Before I knew I could melt metal easily, I tried something similar with hot glue. When hot glue drips into water, it floats. Metal obviously sinks. The hot glue shapes were smoother and less three-dimensional because hot glue floats and has a higher viscosity. It also doesn't cause the water to boil like the lead does.

Siphons

It has been raining a lot this year, so I decided to collect the water to reuse. We don't have an actual rain barrel, so I made a temporary one out of 3 containers. I used two plastic bins and a plastic wheelbarrow. I linked them together with hoses.
To get the water from the front yard to the backyard, I siphoned it from the series of containers to the air conditioner condensate collection tub around the side of the house, and then it's pumped to my fountain in the backyard.
I have used siphons before in the summer when there was a drought to siphon water from my bathtub out the window to water plants. When we had a fish tank, we used a siphon to clean the gravel. This is the first project where I have made a series of siphons and containers. I start the siphon between bins by dipping the tube and filling it with water, then covering both ends with my fingers, and then removing my fingers once it's in place. To start the final hose, I run water from the faucet backwards, and then quickly disconnect the hose and lower it below the water level to start the siphon.

 

Metal Casting

I used my burner bucket to melt solder. The solder is a lead and tin mix with a melting point around 400F, which I got from Grandpa a few years ago. I used an aluminum soda can to make a crucible. The handle of the crucible is made of copper pipe and it balances on the edge of the bucket.
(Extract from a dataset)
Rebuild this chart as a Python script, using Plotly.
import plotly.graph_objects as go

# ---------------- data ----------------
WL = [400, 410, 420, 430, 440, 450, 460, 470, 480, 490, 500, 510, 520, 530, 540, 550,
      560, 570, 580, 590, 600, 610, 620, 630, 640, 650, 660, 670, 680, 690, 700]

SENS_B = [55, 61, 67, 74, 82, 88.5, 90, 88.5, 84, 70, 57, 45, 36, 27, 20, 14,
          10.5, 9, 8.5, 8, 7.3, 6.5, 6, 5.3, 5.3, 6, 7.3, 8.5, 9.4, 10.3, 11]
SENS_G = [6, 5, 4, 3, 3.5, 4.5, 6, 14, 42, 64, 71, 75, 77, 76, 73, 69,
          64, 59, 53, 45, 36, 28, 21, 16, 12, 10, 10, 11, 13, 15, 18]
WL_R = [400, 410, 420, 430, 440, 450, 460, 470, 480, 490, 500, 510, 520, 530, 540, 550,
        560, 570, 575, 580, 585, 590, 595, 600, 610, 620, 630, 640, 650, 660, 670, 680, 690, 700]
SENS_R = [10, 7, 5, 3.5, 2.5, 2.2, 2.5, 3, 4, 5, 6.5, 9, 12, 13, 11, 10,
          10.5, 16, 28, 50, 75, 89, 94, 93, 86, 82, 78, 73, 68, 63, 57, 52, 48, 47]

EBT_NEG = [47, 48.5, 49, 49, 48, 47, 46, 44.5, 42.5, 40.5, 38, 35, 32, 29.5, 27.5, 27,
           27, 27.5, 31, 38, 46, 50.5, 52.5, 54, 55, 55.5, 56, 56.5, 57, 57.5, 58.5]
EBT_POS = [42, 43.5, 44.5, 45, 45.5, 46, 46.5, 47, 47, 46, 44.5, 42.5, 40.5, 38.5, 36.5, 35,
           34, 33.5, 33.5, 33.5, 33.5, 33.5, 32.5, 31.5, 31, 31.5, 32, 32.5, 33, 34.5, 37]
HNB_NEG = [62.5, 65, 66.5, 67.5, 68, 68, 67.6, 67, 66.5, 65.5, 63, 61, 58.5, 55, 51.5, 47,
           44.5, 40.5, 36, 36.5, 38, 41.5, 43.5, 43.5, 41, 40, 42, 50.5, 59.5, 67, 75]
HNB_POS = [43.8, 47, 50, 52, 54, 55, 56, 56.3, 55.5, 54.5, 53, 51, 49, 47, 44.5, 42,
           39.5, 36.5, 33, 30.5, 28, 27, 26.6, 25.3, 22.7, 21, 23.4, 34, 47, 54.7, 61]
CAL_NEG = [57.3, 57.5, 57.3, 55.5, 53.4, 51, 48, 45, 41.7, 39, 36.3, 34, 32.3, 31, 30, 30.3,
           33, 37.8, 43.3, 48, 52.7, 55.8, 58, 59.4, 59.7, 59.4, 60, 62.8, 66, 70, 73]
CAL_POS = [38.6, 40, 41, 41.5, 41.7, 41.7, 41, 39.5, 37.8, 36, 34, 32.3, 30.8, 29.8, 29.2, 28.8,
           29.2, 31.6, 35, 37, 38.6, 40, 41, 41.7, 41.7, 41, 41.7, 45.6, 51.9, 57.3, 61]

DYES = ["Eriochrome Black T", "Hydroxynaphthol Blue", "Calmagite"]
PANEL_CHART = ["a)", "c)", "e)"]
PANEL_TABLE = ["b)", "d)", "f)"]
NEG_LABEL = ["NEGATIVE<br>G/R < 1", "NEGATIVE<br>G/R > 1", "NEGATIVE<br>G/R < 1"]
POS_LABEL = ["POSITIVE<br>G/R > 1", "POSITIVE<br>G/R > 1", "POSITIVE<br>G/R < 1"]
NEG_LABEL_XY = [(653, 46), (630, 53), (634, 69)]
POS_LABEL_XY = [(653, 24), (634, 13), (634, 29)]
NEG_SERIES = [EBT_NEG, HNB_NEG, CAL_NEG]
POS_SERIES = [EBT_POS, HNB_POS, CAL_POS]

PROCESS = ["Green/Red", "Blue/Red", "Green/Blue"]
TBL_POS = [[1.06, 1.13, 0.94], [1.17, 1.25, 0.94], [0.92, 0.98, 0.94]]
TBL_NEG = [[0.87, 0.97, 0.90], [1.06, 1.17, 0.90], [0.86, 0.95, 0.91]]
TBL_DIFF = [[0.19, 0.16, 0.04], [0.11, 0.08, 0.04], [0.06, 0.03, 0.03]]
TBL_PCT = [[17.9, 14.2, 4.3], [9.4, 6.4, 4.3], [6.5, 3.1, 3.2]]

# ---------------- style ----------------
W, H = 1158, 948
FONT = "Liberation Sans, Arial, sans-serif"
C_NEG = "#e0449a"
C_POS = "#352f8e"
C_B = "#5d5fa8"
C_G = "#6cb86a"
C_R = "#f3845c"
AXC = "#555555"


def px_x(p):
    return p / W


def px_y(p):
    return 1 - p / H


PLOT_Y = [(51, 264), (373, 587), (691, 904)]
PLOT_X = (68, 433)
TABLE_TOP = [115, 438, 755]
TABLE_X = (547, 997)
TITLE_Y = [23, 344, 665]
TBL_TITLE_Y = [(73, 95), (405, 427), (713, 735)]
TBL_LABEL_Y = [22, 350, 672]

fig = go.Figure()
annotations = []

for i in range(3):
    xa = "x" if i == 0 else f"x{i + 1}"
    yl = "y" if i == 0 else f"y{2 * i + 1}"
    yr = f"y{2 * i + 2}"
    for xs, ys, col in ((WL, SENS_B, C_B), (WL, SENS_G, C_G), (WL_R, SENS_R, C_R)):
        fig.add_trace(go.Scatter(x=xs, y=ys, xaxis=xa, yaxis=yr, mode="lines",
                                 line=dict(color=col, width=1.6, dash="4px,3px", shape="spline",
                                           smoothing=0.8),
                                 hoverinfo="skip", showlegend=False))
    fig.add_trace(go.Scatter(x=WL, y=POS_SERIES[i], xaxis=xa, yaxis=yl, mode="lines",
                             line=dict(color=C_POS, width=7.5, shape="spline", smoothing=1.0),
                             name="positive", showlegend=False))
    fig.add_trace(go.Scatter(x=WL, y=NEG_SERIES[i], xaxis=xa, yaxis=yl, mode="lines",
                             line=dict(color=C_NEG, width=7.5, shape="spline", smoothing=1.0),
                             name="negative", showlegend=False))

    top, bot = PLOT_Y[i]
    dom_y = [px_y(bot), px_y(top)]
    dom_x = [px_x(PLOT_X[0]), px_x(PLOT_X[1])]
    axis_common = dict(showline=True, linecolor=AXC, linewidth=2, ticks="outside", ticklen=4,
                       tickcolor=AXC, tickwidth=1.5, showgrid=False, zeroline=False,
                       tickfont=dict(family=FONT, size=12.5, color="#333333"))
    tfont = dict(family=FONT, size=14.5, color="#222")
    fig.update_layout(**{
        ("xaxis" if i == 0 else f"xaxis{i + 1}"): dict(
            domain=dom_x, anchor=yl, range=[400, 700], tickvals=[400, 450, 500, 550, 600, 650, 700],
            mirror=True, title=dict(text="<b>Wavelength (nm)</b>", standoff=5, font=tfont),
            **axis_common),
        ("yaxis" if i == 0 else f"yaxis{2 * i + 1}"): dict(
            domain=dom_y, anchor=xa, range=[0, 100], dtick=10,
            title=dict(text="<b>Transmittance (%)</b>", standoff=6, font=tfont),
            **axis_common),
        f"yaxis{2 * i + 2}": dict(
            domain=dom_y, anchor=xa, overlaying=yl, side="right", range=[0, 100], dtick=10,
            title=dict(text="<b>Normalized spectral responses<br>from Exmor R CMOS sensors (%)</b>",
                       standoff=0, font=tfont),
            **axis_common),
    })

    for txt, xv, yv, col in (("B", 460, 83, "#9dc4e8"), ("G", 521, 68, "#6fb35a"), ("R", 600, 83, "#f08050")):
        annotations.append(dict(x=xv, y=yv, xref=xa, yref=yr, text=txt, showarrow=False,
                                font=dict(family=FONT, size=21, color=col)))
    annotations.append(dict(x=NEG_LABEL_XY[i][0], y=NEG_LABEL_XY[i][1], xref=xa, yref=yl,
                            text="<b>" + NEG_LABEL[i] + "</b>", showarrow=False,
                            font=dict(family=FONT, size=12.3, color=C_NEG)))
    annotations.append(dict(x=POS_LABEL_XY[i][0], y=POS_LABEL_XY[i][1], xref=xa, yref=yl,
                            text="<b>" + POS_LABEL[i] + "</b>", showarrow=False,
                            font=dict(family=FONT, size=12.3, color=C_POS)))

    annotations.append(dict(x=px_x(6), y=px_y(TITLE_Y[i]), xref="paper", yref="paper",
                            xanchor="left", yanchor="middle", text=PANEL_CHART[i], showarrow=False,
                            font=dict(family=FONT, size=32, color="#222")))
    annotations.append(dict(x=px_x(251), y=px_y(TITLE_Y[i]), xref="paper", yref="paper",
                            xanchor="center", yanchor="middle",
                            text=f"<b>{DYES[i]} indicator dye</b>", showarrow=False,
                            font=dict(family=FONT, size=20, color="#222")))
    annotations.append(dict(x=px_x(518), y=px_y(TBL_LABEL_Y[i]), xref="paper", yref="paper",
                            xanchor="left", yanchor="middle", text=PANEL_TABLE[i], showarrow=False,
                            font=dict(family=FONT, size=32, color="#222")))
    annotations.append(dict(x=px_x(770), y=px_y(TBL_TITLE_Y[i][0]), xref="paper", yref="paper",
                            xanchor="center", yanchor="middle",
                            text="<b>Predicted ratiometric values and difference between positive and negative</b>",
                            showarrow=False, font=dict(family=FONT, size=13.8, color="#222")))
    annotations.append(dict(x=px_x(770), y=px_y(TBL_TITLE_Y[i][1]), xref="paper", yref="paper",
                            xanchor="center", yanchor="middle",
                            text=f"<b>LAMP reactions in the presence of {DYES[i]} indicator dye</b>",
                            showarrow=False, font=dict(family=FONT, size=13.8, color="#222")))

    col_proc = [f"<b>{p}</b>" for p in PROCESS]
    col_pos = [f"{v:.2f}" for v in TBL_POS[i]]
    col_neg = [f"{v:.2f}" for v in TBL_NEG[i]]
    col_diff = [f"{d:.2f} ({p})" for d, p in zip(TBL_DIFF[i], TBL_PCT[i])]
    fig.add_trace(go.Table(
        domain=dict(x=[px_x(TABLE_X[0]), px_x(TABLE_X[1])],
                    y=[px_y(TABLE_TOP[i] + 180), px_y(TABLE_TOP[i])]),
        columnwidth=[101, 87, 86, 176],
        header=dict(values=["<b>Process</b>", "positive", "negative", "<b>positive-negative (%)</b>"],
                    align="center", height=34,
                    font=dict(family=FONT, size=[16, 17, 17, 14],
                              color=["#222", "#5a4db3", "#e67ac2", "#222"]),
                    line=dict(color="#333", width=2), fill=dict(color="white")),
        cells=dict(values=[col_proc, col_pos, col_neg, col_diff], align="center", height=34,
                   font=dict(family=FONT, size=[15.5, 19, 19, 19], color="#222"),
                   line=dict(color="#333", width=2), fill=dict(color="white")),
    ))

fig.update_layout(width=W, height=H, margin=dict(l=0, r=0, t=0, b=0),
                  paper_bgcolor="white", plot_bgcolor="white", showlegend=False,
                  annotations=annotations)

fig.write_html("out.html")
I want to make a mold to cast the metal. Clean dry sand would be good for a mold, but I don't have any. We tried clay instead. Mom made a cube of clay and added an imprint of a snail shell and a screw. She should have made a bowl-shaped mold because the excess spilled everywhere.
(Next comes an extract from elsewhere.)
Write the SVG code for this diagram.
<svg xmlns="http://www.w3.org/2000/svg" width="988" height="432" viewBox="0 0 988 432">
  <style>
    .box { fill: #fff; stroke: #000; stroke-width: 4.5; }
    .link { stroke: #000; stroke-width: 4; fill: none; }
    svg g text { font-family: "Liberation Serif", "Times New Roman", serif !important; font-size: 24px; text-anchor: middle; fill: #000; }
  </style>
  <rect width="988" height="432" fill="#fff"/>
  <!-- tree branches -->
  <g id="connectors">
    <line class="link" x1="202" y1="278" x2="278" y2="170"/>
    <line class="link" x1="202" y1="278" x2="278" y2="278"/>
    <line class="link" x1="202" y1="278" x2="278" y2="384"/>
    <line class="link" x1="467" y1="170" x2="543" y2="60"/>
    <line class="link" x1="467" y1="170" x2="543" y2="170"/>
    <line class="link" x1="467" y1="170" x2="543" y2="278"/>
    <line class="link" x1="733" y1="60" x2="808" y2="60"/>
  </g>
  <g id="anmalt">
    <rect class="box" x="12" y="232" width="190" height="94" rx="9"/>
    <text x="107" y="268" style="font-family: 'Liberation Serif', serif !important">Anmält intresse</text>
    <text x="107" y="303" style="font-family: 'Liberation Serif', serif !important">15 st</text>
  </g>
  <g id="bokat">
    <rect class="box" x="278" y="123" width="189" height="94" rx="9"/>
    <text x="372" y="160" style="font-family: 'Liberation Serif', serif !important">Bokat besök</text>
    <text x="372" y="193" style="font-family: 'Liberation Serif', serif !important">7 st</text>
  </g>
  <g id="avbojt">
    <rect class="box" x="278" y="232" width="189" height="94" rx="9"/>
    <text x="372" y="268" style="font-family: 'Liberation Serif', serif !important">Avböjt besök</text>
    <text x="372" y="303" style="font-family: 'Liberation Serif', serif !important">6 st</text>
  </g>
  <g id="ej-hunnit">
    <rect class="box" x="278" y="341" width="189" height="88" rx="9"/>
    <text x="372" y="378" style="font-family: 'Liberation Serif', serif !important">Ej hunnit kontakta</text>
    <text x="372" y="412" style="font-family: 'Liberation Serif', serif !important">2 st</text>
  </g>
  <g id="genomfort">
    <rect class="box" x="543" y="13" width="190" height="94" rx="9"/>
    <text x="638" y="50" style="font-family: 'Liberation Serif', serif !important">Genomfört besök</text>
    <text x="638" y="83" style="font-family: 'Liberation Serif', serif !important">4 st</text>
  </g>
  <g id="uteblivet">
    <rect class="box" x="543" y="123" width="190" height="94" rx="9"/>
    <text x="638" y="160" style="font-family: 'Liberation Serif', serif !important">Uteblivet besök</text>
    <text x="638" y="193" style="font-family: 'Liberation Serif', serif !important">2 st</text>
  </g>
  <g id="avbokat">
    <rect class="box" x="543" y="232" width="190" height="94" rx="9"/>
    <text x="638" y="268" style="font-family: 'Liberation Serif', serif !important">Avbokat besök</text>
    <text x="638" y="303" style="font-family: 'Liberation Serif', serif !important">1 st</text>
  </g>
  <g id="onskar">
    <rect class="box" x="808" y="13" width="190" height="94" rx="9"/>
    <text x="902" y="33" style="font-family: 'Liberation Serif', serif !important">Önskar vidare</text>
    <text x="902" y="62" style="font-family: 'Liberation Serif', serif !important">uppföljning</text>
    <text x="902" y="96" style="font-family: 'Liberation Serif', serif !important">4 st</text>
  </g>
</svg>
You can see the shape of the snail shell in the center.

Mom safety note: This project may deal with toxic materials which can be inhaled, ingested, or absorbed through the skin. Liquid metal and wax are dangerously hot and can splash. Griffin should do this project outdoors, wear eye protection and good shoes, wash his hands and take a shower afterwards, and have plenty of parental supervision. 

Waste Oil Burner

I started off with a candle in a metal bucket to do experiments with heat and fire. Then I added some used cooking oil, so now it is a waste oil burner. When the original candle wicks got lost, I added shredded paper as the new wick. Since there is still some wax in the fuel mixture, it makes a gel at room temperature. Sometimes on hot days, the wax/oil blend turns into a liquid, because the melting point is around 80 degrees F. The melting point of pure paraffin would be 99F, and canola oil 14F.
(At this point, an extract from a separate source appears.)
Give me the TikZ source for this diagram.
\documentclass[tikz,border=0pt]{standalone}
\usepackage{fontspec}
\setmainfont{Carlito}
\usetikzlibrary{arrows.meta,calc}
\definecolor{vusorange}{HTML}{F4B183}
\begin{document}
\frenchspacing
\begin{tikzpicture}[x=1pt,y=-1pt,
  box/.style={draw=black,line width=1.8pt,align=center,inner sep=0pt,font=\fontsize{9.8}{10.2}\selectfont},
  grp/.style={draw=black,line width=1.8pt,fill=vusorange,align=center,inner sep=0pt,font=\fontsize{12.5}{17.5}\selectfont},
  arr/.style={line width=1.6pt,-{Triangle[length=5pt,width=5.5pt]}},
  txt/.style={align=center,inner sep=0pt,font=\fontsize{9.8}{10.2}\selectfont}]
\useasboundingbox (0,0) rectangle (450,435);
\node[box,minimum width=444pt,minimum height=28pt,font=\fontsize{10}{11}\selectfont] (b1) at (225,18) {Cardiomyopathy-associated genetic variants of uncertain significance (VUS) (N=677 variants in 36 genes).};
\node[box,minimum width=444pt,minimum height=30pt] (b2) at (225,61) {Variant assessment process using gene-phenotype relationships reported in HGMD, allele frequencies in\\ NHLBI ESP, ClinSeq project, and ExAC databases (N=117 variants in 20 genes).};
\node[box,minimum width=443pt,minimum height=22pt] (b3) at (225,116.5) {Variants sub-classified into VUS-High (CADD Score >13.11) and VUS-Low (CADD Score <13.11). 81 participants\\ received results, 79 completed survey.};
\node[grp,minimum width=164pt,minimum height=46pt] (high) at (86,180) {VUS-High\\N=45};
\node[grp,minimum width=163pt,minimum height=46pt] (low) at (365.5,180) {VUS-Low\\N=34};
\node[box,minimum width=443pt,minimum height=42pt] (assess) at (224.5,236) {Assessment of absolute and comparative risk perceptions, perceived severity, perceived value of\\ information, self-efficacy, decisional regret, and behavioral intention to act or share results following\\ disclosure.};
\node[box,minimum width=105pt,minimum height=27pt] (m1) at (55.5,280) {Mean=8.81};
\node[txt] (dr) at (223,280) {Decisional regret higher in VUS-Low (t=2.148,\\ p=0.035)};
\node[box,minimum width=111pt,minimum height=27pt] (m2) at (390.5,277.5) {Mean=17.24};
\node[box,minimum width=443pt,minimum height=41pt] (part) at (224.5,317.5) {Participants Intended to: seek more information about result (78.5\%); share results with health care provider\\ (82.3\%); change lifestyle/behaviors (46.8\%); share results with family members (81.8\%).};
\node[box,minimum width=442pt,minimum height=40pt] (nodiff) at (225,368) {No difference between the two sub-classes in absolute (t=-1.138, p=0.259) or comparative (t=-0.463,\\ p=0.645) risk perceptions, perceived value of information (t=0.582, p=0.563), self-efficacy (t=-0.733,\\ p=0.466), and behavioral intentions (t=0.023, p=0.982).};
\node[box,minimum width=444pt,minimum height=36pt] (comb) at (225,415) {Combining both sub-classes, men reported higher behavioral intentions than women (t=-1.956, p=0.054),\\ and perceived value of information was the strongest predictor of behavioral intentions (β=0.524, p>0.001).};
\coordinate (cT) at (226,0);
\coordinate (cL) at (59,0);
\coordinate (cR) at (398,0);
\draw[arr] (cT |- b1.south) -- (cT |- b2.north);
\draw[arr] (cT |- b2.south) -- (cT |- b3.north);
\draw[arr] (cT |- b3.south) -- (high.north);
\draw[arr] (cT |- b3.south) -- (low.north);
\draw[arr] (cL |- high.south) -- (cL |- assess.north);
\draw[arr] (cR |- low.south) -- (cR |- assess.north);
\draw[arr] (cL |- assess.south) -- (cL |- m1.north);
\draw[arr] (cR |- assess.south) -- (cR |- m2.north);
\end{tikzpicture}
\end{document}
In one experiment, I injected air with my airbrush compressor through a copper pipe and it made the bucket so hot it glowed, and aluminum foil over the top drooped. In another experiment, I made a water heater. I pumped air into the fire, which didn't help it burn cleaner, but made it burn hotter. The water was going through a coil of copper pipe. With multiple runs through the system, the water got nice and warm. For another experiment, I put wax on a pie tin over the flames, and it smoked and then the fumes ignited, kind of like a grease fire. The next experiment I did was melting solder.

Water heater with air injector.

Mom safety note- experiments were done outdoors with lots of ventilation, over a non-flammable surface, with parental supervision, eye protection, and fire extinguisher nearby.